The Vietnam Purchasing Managers' Index (PMI) report for July released by research organization S&P Global shows that the strong growth of Vietnam's manufacturing industry in June continued to be maintained in July.
Specifically, the PMI index reached 54.7 in July, showing that business conditions in Vietnam's manufacturing sector continued to improve significantly. In fact, the last time growth was recorded faster was in November 2018.
Significant improvements were recorded across all sectors of consumer goods, intermediate goods and capital investment goods.
New orders rose for the fourth month running in July, and the rate of increase was only slightly slower than the near-record pace in June. Where new orders rose, panellists attributed this to stronger market demand and rising customer numbers.
New export orders also rose, although at a weaker pace than overall new orders. Some firms said export demand had been affected by high shipping costs.
The PMI index reached 54.7 in July, showing that business conditions in Vietnam's manufacturing industry continued to improve significantly.
Amid a strong rise in new orders, manufacturers increased output sharply in July. Moreover, the rate of output growth was faster than in June and was the second fastest on record, after the first month of data collection, March 2011.
Despite the strong output, companies still needed to use existing inventories to meet new orders, according to S&P Global. In fact, finished goods inventories fell to the second-lowest level on record, behind only February 2014.
Firms attempted to increase capacity by increasing both purchasing and employment at the start of the third quarter. Input purchases increased significantly and at the fastest pace since May 2022. On the other hand, staffing rose only marginally and at a slower pace than in June. Meanwhile, backlogs of work increased for the second month in a row.
Manufacturers found it easier to buy raw materials as supplier delivery times shortened for a second straight month, although the improvement in vendor performance was only marginal with some reports of ongoing shipping delays.
Purchase inventories fell for the 11th straight month and at the fastest pace since April.
Input costs continued to rise sharply in July, with the rate of price increase only slightly weaker than the two-year high recorded in June. Suppliers were said to have raised their selling prices, while higher transport costs were also a factor.

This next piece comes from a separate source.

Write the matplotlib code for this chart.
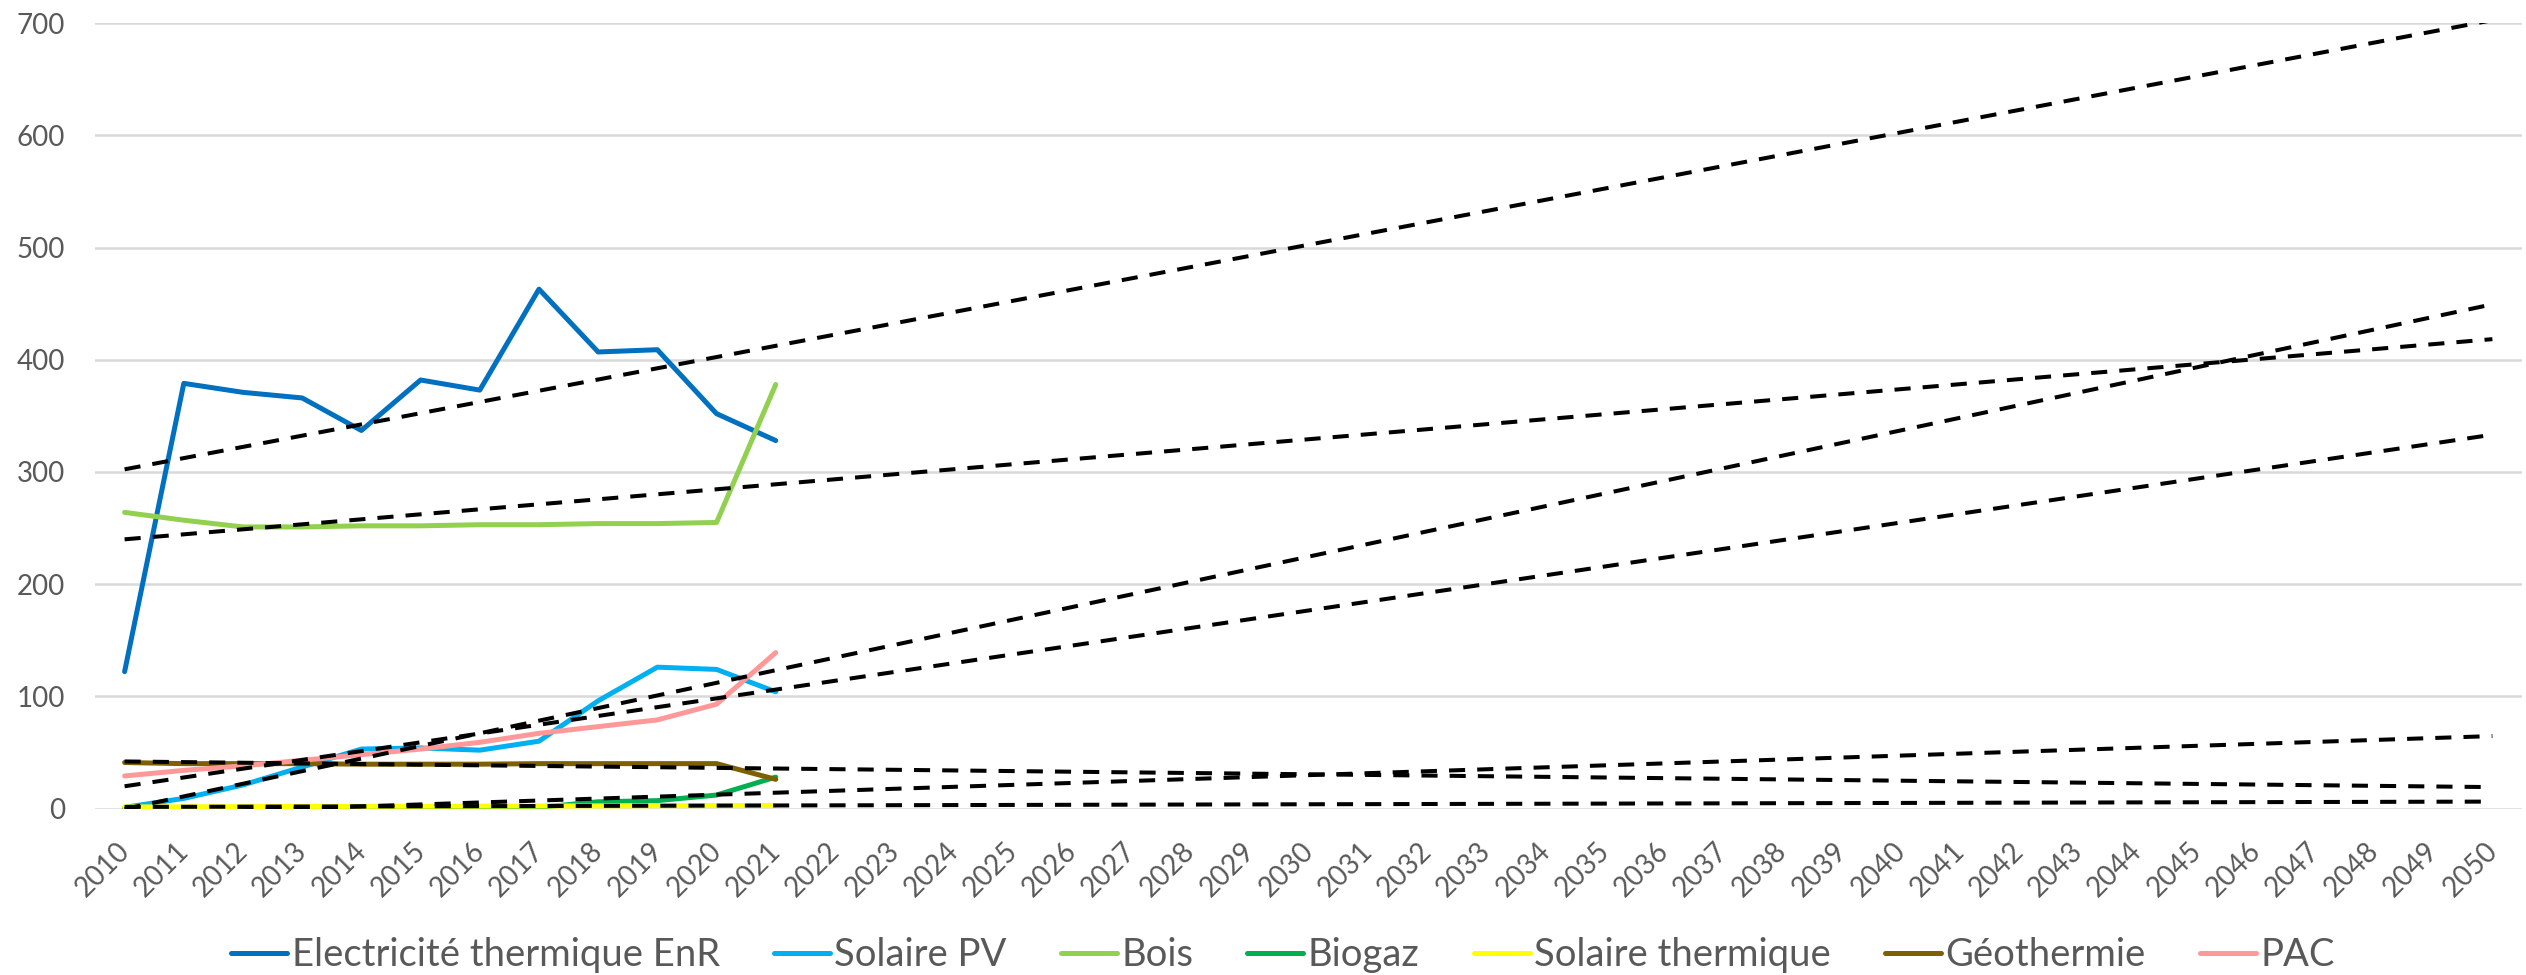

Rising raw material and transport costs forced manufacturers to raise their selling prices for the third consecutive month in July. The rate of increase was strong, although slower than in the previous survey.
"Vietnam's manufacturing sector grew strongly in June and July. This has added to optimism that Vietnam is starting a period of good growth that will help push the economy forward," said Andrew Harker, chief economist at S&P Global Market Intelligence.
The main problem for companies now is keeping up with demand. While production has been ramped up, companies have been forced to use inventory to meet new orders, leading to one of the sharpest declines on record. Manufacturers will need to increase their workforces more quickly and continue to secure additional raw materials if the current trend in new orders is to be maintained in the coming months."